Admittedly, a few brilliant moments can be found on Beware. In these times, Oldham reminds how good he can be -- he does it much more consistently on earlier "Prince" albums like I See a Darkness and Master and Everyone -- and his persona becomes much more bearable. Because, well, it's all about the song. When he gives us the keening balladry of "I Won't Ask Again", you forget the artifice he attempts to construct. The backing vocals mesh perfectly with his warble, instead of overwhelming it, and the gliding violin accents the understated-guitar work nicely.

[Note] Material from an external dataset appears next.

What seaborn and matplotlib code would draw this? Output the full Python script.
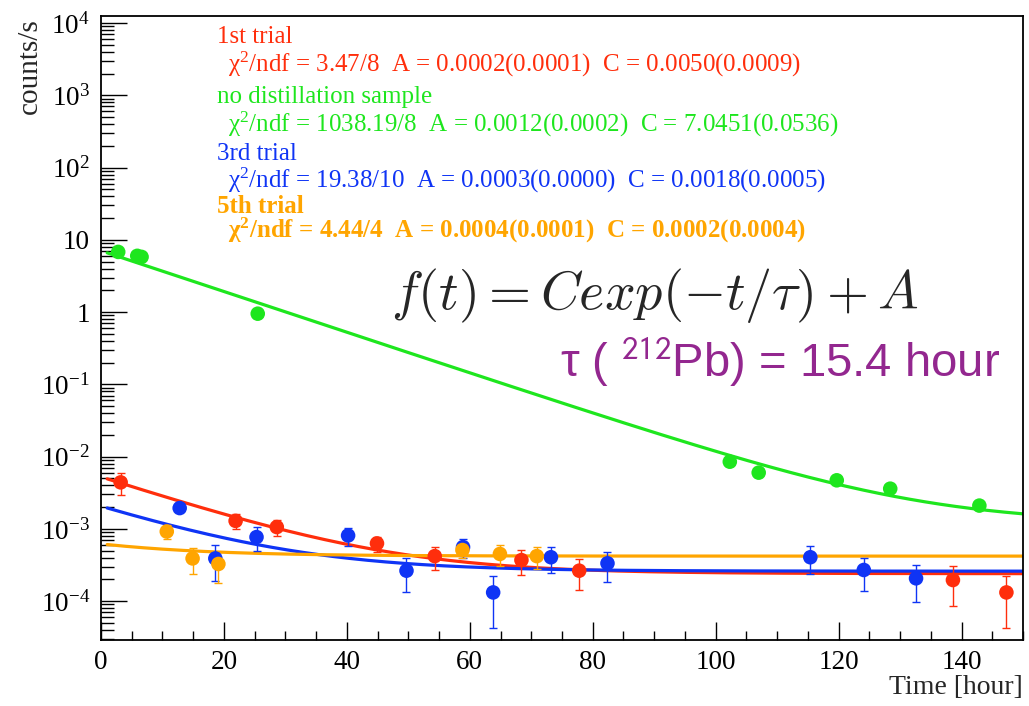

"Death Final" attests as the kind of mannered folk Oldham has always done well. Perhaps the strict melodic structure to songs like this suits him best, since he has little room in the track to wander away from what the music does. Its twanging guitars fill out the song with a swaying thickness. Later on in the record, "I Am Goodbye" gives us Beware's best track. The song's country romp, complete with deep-in-the-bayou guitars, lets us get the closest to Oldham. He is pretty unapologetic about the title's claim, about his inability to stick around, but he at least seems genuine about his selfish nature, his wanderlust. It's one of few moments on the album that even remotely ring true.

The rest of Beware builds on a country sound that goes nowhere, and lyrics that often prove flabby with lazy phrasing, impenetrably insular and navel gazing, or both. The pedal steel and layered acoustic guitars sound nice, but Oldham rambles amelodically over them. "You Can't Hurt Me Now" comes close to pulling off a bittersweet waltz with a nice chorus, but the verses are too unwieldy to work. "There is Something I Have to Say", a barely-there ballad, sounds like a few pieces of a song never sewn together. You can feel him shooting for a quiet confessional, but the space in the song isn't pregnant with any feeling. When he claims, "I feel deserving of love," it not only rings false, but it sounds almost crass in its self-involvement.

When Oldham isn't rambling his songs away from melody and his audience, he pumps them up with unnecessary melodrama. The overreaching backing vocals on "You Can't Hurt Me Now" make the song sound puffed up and silly, rather than emotive. The thundering drums in the background of songs like "My Life's Work" and "Heart's Arms" make the songs sound more pretentiously lofty than they already are. While songs like "Afraid Ain't Me" show off Oldham's vocal range, his full-throated singing doesn't give us any more feeling than his cracked mumble does. It fittingly finishes the record with a cloying flute solo.

In all of these cases Oldham gets away from his strengths. With the exception of his thundering work with Matt Sweeney on Superwolf, Oldham appears his best understated. His folk songs can be funny and personal and unnerving and sometimes brilliant. But he almost always gets away from that on Beware. A few songs, like "Without Word, You Have Nothing" and "You Don't Love Me" walk the line between the excellent country sound of the album's highlights and its more pompous-sounding messes. But for every success on Beware, no matter how slight, a complete failure follows. All this melodramatic size and unfocused rambling would be a little easier to take if it were in service of Oldham's vision, if it were to let us in on something about him as a feeling, thinking person of the world. Instead, this sound is in service of his persona, Bonnie "Prince" Billy, and that is just not enough to make this work. So Oldham may look thoughtful and searching on the black cover, mining the darkness for some meaning, but that's all he's doing. Looking like he's searching. Beware only sounds like loose, organic country, when really it proves just another contrived piece to the Bonnie "Prince" Billy brand.